One week ago, Montreal Mayor Gérald Tremblay vowed he would not hide from the baroque corruption scandal that has overtaken his city and his administration. Two days later he hurriedly left town on a surprise vacation. And Monday, Mr. Tremblay resigned with a year left in his mandate, protesting his innocence on his way out the door and vowing that history would vindicate him by exposing "the hidden agenda" of people he says "betrayed" him. As political exits go, it ranks among the most graceless and self-serving in long memory.

To be sure, Mr. Tremblay has not been charged with or convicted of any crime. So far he has not been linked during testimony at the Charbonneau corruption inquiry to any of the extravagant tales of envelopes stuffed with cash delivered by contractors seeking construction contracts. And he has denied allegations made at the inquiry about his knowledge of illegal campaign spending and about a safe at his party headquarters that was so bursting with cash that the door couldn't be closed.
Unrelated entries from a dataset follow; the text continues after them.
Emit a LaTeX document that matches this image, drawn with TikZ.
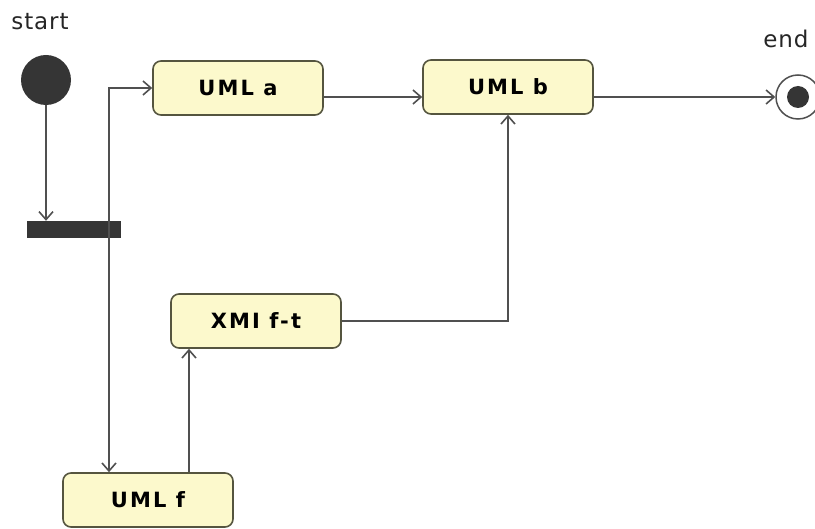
\documentclass[tikz,border=0pt]{standalone}
\usepackage{fontspec}
\setmainfont{DejaVu Sans}
\newfontfamily\labelfont[LetterSpace=10]{DejaVu Sans}
\newfontfamily\smallfont[LetterSpace=4]{DejaVu Sans}
\usetikzlibrary{arrows.meta}
\definecolor{boxfill}{HTML}{FCF9CC}
\definecolor{boxdraw}{HTML}{55553F}
\definecolor{linec}{HTML}{505050}
\definecolor{dotc}{HTML}{353535}
\begin{document}
\begin{tikzpicture}[x=1pt,y=-1pt,
  act/.style={draw=boxdraw, fill=boxfill, rounded corners=8pt, line width=1.6pt,
    minimum width=170pt, minimum height=54pt, inner sep=0pt,
    font=\labelfont\bfseries\fontsize{21}{24}\selectfont},
  flow/.style={draw=linec, line width=1.6pt, -{Straight Barb[length=8pt,width=14pt]}},
  lbl/.style={font=\smallfont\fontsize{23}{25}\selectfont, text=black!85, inner sep=0pt}]
\useasboundingbox (0,0) rectangle (815,529);
\node[act] (a) at (238,88) {UML a};
\node[act] (b) at (508,87) {UML b};
\node[act] (x) at (256,321) {XMI f-t};
\node[act] (f) at (148,500) {UML f};
\node[circle, fill=dotc, minimum size=50pt, inner sep=0pt] (s) at (46,80) {};
\node[fill=dotc, minimum width=94pt, minimum height=17pt, inner sep=0pt] (bar) at (74,229.5) {};
\node[circle, draw=linec, line width=1.5pt, fill=white, minimum size=44pt, inner sep=0pt] (e) at (798,97) {};
\node[circle, fill=dotc, minimum size=22pt, inner sep=0pt] (ei) at (e) {};
\node[lbl] (st) at (40,22) {start};
\node[lbl] (en) at (786,39) {end};
\coordinate (j) at (109,229.5);
\coordinate (u) at (189,0);
\draw[flow] (s.south) -- (s.south |- bar.north);
\draw[flow] (j) |- (a.west);
\draw[flow] (j) -- (j |- f.north);
\draw[flow] (a.east |- e) -- (b.west |- e);
\draw[flow] (b.east |- e) -- (e.west);
\draw[flow] (x.east) -| (b.south);
\draw[flow] (f.north -| u) -- (x.south -| u);
\end{tikzpicture}
\end{document}
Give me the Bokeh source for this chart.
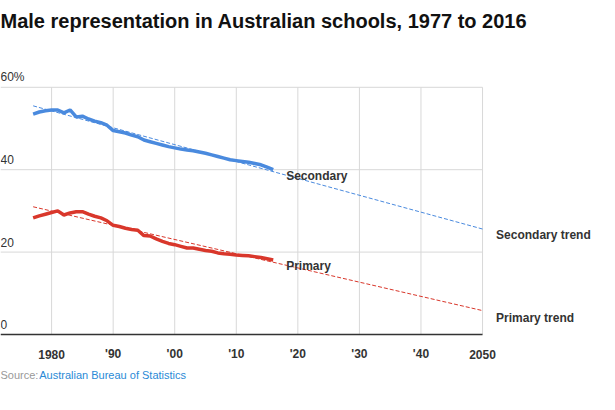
from bokeh.plotting import figure
from bokeh.models import Range1d, Label
from bokeh.embed import file_html
from bokeh.resources import INLINE

years = list(range(1977, 2017))
secondary = [53.5, 54, 54.3, 54.5, 54.5, 53.8, 54.5, 52.8, 53, 52.3, 51.8, 51.4, 50.8, 49.5, 49.2, 48.9, 48.4, 48,
             47.2, 46.8, 46.4, 46, 45.6, 45.3, 45, 44.8, 44.6, 44.3, 44, 43.6, 43.2, 42.8, 42.4, 42.2, 42, 41.8,
             41.5, 41.2, 40.6, 40]
primary = [28.3, 28.8, 29.2, 29.6, 30, 29, 29.5, 29.8, 29.8, 29.2, 28.7, 28.3, 27.6, 26.5, 26.2, 25.8, 25.5, 25.3,
           24, 23.9, 23.2, 22.6, 22.1, 21.8, 21.4, 21, 21, 20.7, 20.4, 20.2, 19.8, 19.6, 19.5, 19.3, 19.2, 19.1,
           18.9, 18.7, 18.4, 18.1]
trend_years = [1977, 2050]
secondary_trend = [55.5, 25.6]
primary_trend = [31, 5.8]
x_ticks = [1980, 1990, 2000, 2010, 2020, 2030, 2040, 2050]
x_labels = ["1980", "'90", "'00", "'10", "'20", "'30", "'40", "2050"]
y_ticks = [0, 20, 40, 60]
y_labels = ["0", "20", "40", "60%"]

X0, X1 = 1971.7, 2069.0
Y0, Y1 = -14.08, 81.07
FONT = "Liberation Sans"
BLUE = "#4a8ade"
RED = "#d9372b"

p = figure(width=599, height=392, output_backend="svg", toolbar_location=None,
           x_range=Range1d(X0, X1), y_range=Range1d(Y0, Y1),
           min_border_left=0, min_border_right=0, min_border_top=0, min_border_bottom=0)
p.outline_line_color = None
p.axis.visible = False
p.grid.visible = False

# grid
p.segment(x0=[X0] * 3, x1=[2050] * 3, y0=y_ticks[1:], y1=y_ticks[1:], line_color="#d8d8d8", line_width=1)
p.segment(x0=x_ticks, x1=x_ticks, y0=[0] * len(x_ticks), y1=[60] * len(x_ticks), line_color="#d8d8d8", line_width=1)
p.segment(x0=[X0], x1=[2050], y0=[0], y1=[0], line_color="#333333", line_width=1.5)

for t, l in zip(y_ticks, y_labels):
    p.add_layout(Label(x=X0, y=t + 2.4, text=l, text_font=FONT, text_font_size="12px",
                       text_color="#333333", text_baseline="middle"))
for t, l in zip(x_ticks, x_labels):
    p.add_layout(Label(x=t, y=-4.85, text=l, text_font=FONT, text_font_size="12px", text_font_style="bold",
                       text_color="#333333", text_baseline="middle", text_align="center"))

p.line(trend_years, secondary_trend, line_color=BLUE, line_width=1, line_dash="4 2")
p.line(trend_years, primary_trend, line_color=RED, line_width=1, line_dash="4 2")
p.line(years, secondary, line_color=BLUE, line_width=3.5)
p.line(years, primary, line_color=RED, line_width=3.5)

for x, y, t in [(2018.1, 38.5, "Secondary"), (2018.1, 16.6, "Primary"),
                (2052.2, 24.1, "Secondary trend"), (2052.2, 3.9, "Primary trend")]:
    p.add_layout(Label(x=x, y=y, text=t, text_font=FONT, text_font_size="12px", text_font_style="bold",
                       text_color="#333333", text_baseline="middle"))

p.add_layout(Label(x=X0, y=76.2, text="Male representation in Australian schools, 1977 to 2016",
                   text_font=FONT, text_font_size="20px", text_font_style="bold",
                   text_color="#111111", text_baseline="middle"))
p.add_layout(Label(x=X0, y=-9.95, text="Source:", text_font=FONT, text_font_size="11px",
                   text_color="#999999", text_baseline="middle"))
p.add_layout(Label(x=X0 + 6.3, y=-9.95, text="Australian Bureau of Statistics", text_font=FONT,
                   text_font_size="11px", text_color="#2a8ad6", text_baseline="middle"))

open("out.html", "w").write(file_html(p, INLINE))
But his shift from defiance to departure in so short a period has left his protestations of innocence as porous as the concrete in a Montreal overpass. Mr. Tremblay betrayed himself in his resignation statement as a willfully ignorant dupe. He says his first act when he took office in 2001 was to ask about rumours of envelopes of cash circulating around City Hall, but that he was satisfied to let it drop when a city manager told him there was no proof of this happening. He continued for years to allow advisers to reassure him there was no evidence of the graft and illegal fundraising revealed by witnesses at the inquiry.

Mr. Tremblay now says he was betrayed by colleagues he believed to be trustworthy. The only people who have been betrayed in this sordid mess are the taxpayers of Montreal, who have overpaid by the millions for a municipal infrastructure that is subpar and dangerous. Mr. Tremblay is no victim; he is just the latest in a string of Montreal officials who have abandoned their city.